#### COLLECTED DATA ####
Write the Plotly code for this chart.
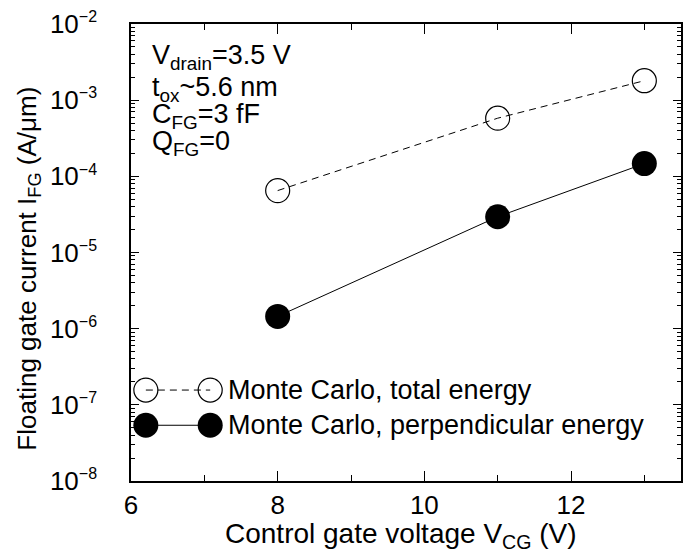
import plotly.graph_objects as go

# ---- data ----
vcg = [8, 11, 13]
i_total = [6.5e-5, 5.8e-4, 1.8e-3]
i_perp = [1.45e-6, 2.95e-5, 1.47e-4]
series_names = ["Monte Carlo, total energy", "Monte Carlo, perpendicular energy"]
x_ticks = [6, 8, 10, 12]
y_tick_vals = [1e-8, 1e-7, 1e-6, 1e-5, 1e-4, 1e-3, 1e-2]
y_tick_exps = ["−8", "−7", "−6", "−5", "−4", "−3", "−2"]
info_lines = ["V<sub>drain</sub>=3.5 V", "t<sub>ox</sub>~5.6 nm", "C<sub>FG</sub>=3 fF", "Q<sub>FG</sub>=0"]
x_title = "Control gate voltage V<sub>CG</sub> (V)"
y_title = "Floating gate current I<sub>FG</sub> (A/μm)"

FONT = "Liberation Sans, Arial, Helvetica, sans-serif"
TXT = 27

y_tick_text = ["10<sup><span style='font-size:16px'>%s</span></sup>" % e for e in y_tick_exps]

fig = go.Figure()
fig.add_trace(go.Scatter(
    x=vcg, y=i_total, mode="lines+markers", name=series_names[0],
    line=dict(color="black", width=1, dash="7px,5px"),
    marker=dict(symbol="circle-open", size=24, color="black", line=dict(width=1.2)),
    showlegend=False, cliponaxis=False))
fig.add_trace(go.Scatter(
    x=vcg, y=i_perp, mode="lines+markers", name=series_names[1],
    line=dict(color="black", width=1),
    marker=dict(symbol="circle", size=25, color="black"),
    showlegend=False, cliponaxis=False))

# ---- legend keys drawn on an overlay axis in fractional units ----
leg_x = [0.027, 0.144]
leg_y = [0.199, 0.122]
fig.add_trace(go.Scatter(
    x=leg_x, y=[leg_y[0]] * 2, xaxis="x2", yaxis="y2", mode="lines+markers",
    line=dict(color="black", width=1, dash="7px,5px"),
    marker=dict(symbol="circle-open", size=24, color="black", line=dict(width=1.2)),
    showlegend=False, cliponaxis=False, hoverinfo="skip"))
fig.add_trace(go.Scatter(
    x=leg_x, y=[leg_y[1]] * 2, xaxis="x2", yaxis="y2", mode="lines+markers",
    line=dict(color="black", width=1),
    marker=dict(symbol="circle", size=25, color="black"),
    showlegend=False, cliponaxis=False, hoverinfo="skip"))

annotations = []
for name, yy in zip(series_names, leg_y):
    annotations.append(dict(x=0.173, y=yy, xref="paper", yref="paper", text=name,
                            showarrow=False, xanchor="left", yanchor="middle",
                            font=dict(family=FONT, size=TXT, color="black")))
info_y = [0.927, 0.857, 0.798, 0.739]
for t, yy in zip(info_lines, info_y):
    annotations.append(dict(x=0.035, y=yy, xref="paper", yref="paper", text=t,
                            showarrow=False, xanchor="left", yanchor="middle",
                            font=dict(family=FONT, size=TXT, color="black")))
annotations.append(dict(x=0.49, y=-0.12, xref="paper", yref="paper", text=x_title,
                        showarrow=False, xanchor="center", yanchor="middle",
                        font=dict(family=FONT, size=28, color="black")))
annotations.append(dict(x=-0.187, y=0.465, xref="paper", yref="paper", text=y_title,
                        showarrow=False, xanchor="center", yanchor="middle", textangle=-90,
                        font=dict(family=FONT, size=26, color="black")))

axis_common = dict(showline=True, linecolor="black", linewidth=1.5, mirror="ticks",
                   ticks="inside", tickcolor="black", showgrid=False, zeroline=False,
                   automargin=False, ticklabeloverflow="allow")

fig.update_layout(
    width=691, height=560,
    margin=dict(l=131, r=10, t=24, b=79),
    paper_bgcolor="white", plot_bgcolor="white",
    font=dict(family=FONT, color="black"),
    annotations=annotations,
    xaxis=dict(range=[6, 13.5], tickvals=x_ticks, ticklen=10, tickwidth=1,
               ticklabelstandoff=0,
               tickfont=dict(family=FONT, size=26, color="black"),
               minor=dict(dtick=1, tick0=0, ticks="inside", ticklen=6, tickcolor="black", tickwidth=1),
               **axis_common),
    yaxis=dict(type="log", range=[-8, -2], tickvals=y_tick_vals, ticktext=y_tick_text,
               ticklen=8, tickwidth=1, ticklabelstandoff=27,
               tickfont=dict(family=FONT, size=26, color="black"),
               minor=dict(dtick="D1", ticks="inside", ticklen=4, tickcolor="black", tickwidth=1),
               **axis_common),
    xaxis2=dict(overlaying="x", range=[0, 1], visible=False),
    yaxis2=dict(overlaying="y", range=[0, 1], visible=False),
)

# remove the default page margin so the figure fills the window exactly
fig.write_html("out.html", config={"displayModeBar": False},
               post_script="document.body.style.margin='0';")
####
## STATED GOAL
Write the full listing out again with every line unchanged, but include no pictures.

## EXERCISE ANSWER
Write the Plotly code for this chart.
import plotly.graph_objects as go

# ---- data ----
vcg = [8, 11, 13]
i_total = [6.5e-5, 5.8e-4, 1.8e-3]
i_perp = [1.45e-6, 2.95e-5, 1.47e-4]
series_names = ["Monte Carlo, total energy", "Monte Carlo, perpendicular energy"]
x_ticks = [6, 8, 10, 12]
y_tick_vals = [1e-8, 1e-7, 1e-6, 1e-5, 1e-4, 1e-3, 1e-2]
y_tick_exps = ["−8", "−7", "−6", "−5", "−4", "−3", "−2"]
info_lines = ["V<sub>drain</sub>=3.5 V", "t<sub>ox</sub>~5.6 nm", "C<sub>FG</sub>=3 fF", "Q<sub>FG</sub>=0"]
x_title = "Control gate voltage V<sub>CG</sub> (V)"
y_title = "Floating gate current I<sub>FG</sub> (A/μm)"

FONT = "Liberation Sans, Arial, Helvetica, sans-serif"
TXT = 27

y_tick_text = ["10<sup><span style='font-size:16px'>%s</span></sup>" % e for e in y_tick_exps]

fig = go.Figure()
fig.add_trace(go.Scatter(
    x=vcg, y=i_total, mode="lines+markers", name=series_names[0],
    line=dict(color="black", width=1, dash="7px,5px"),
    marker=dict(symbol="circle-open", size=24, color="black", line=dict(width=1.2)),
    showlegend=False, cliponaxis=False))
fig.add_trace(go.Scatter(
    x=vcg, y=i_perp, mode="lines+markers", name=series_names[1],
    line=dict(color="black", width=1),
    marker=dict(symbol="circle", size=25, color="black"),
    showlegend=False, cliponaxis=False))

# ---- legend keys drawn on an overlay axis in fractional units ----
leg_x = [0.027, 0.144]
leg_y = [0.199, 0.122]
fig.add_trace(go.Scatter(
    x=leg_x, y=[leg_y[0]] * 2, xaxis="x2", yaxis="y2", mode="lines+markers",
    line=dict(color="black", width=1, dash="7px,5px"),
    marker=dict(symbol="circle-open", size=24, color="black", line=dict(width=1.2)),
    showlegend=False, cliponaxis=False, hoverinfo="skip"))
fig.add_trace(go.Scatter(
    x=leg_x, y=[leg_y[1]] * 2, xaxis="x2", yaxis="y2", mode="lines+markers",
    line=dict(color="black", width=1),
    marker=dict(symbol="circle", size=25, color="black"),
    showlegend=False, cliponaxis=False, hoverinfo="skip"))

annotations = []
for name, yy in zip(series_names, leg_y):
    annotations.append(dict(x=0.173, y=yy, xref="paper", yref="paper", text=name,
                            showarrow=False, xanchor="left", yanchor="middle",
                            font=dict(family=FONT, size=TXT, color="black")))
info_y = [0.927, 0.857, 0.798, 0.739]
for t, yy in zip(info_lines, info_y):
    annotations.append(dict(x=0.035, y=yy, xref="paper", yref="paper", text=t,
                            showarrow=False, xanchor="left", yanchor="middle",
                            font=dict(family=FONT, size=TXT, color="black")))
annotations.append(dict(x=0.49, y=-0.12, xref="paper", yref="paper", text=x_title,
                        showarrow=False, xanchor="center", yanchor="middle",
                        font=dict(family=FONT, size=28, color="black")))
annotations.append(dict(x=-0.187, y=0.465, xref="paper", yref="paper", text=y_title,
                        showarrow=False, xanchor="center", yanchor="middle", textangle=-90,
                        font=dict(family=FONT, size=26, color="black")))

axis_common = dict(showline=True, linecolor="black", linewidth=1.5, mirror="ticks",
                   ticks="inside", tickcolor="black", showgrid=False, zeroline=False,
                   automargin=False, ticklabeloverflow="allow")

fig.update_layout(
    width=691, height=560,
    margin=dict(l=131, r=10, t=24, b=79),
    paper_bgcolor="white", plot_bgcolor="white",
    font=dict(family=FONT, color="black"),
    annotations=annotations,
    xaxis=dict(range=[6, 13.5], tickvals=x_ticks, ticklen=10, tickwidth=1,
               ticklabelstandoff=0,
               tickfont=dict(family=FONT, size=26, color="black"),
               minor=dict(dtick=1, tick0=0, ticks="inside", ticklen=6, tickcolor="black", tickwidth=1),
               **axis_common),
    yaxis=dict(type="log", range=[-8, -2], tickvals=y_tick_vals, ticktext=y_tick_text,
               ticklen=8, tickwidth=1, ticklabelstandoff=27,
               tickfont=dict(family=FONT, size=26, color="black"),
               minor=dict(dtick="D1", ticks="inside", ticklen=4, tickcolor="black", tickwidth=1),
               **axis_common),
    xaxis2=dict(overlaying="x", range=[0, 1], visible=False),
    yaxis2=dict(overlaying="y", range=[0, 1], visible=False),
)

# remove the default page margin so the figure fills the window exactly
fig.write_html("out.html", config={"displayModeBar": False},
               post_script="document.body.style.margin='0';")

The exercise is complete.